Do I need a blockchain to use Decentralized Identity?

Not necessarily. While many DID methods (like did:ethr or did:ion) use blockchains as a ‘root of trust,’ others like did:web rely on standard web domains (DNS). For high-value verifiable credentials, blockchains are preferred for their censorship resistance and timestamping capabilities.

How does eIDAS 2.0 affect developers outside the EU?

eIDAS 2.0 sets the global benchmark for Digital Identity Wallets. Even if you are a US or Asian developer, if you want to interact with European users or businesses, your DID architecture will likely need to support OpenID4VC and SD-JWT (Selective Disclosure JSON Web Tokens) to be compatible with the EU Digital Identity Wallet ecosystem.

Is Zero-Knowledge Proof (ZKP) mandatory for DID?

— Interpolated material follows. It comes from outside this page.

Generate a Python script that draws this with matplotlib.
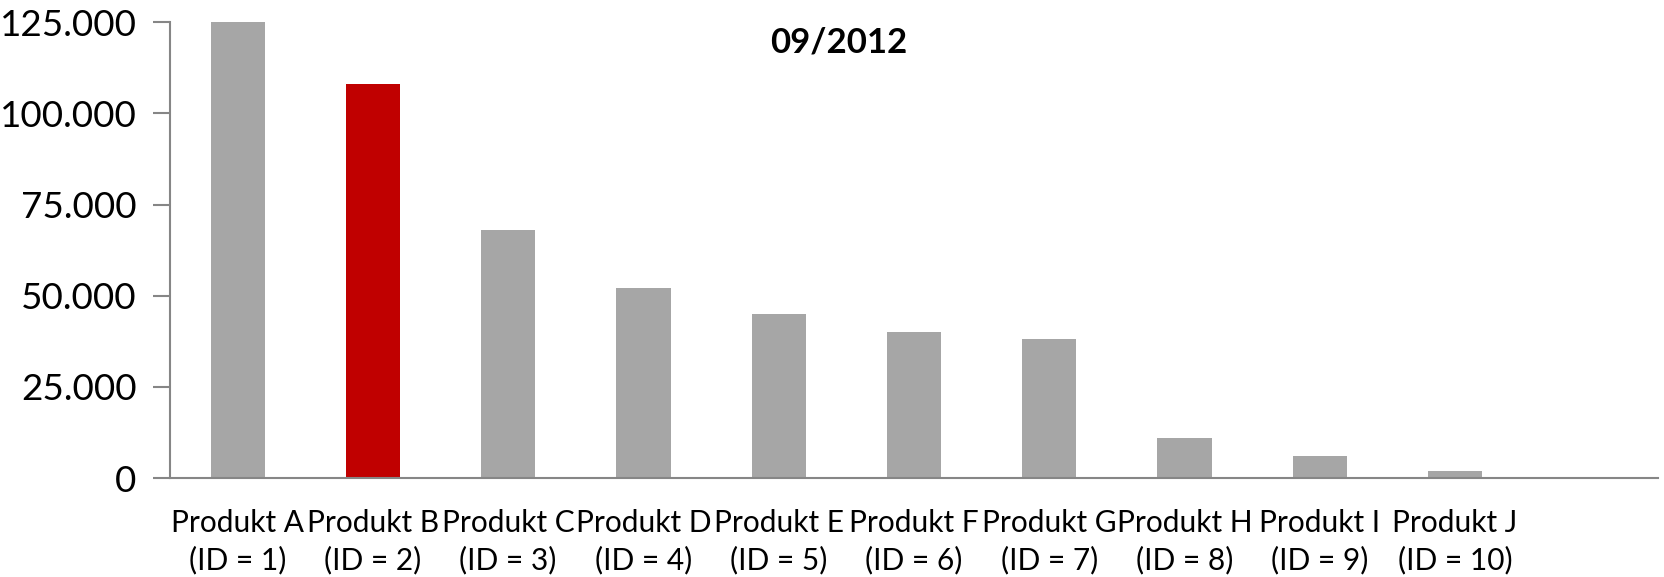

No, but it is highly recommended for privacy. Without ZKP, a user has to share their entire credential (e.g., showing a passport to prove age reveals the address too). ZKP allows ‘selective disclosure,’ proving a claim (Age > 18) without revealing the underlying data. Frameworks like Privado ID specialize in this.

What is the cost of implementing a DID framework?

The cost varies. Open-source frameworks (Hyperledger, Walt.id) are free to use but require significant DevOps resources to host. Managed services like Microsoft Entra Verified ID or Dock charge based on active users or issuance volume, which can be more cost-effective for enterprises minimizing infrastructure maintenance.

Conclusion

The ‘Identity Layer’ of the internet is finally being built. For developers in 2026, the era of proprietary identity silos is ending. By adopting frameworks like Microsoft Entra Verified ID for enterprise stability, Privado ID for privacy-first Web3 apps, or Hyperledger Aries for sovereign governance, you are not just upgrading an authentication system—you are future-proofing your application for a world where trust is portable, verifiable, and user-controlled.

Start small: issue a credential to a team member, verify it with a mobile wallet, and expand from there. The tools are ready.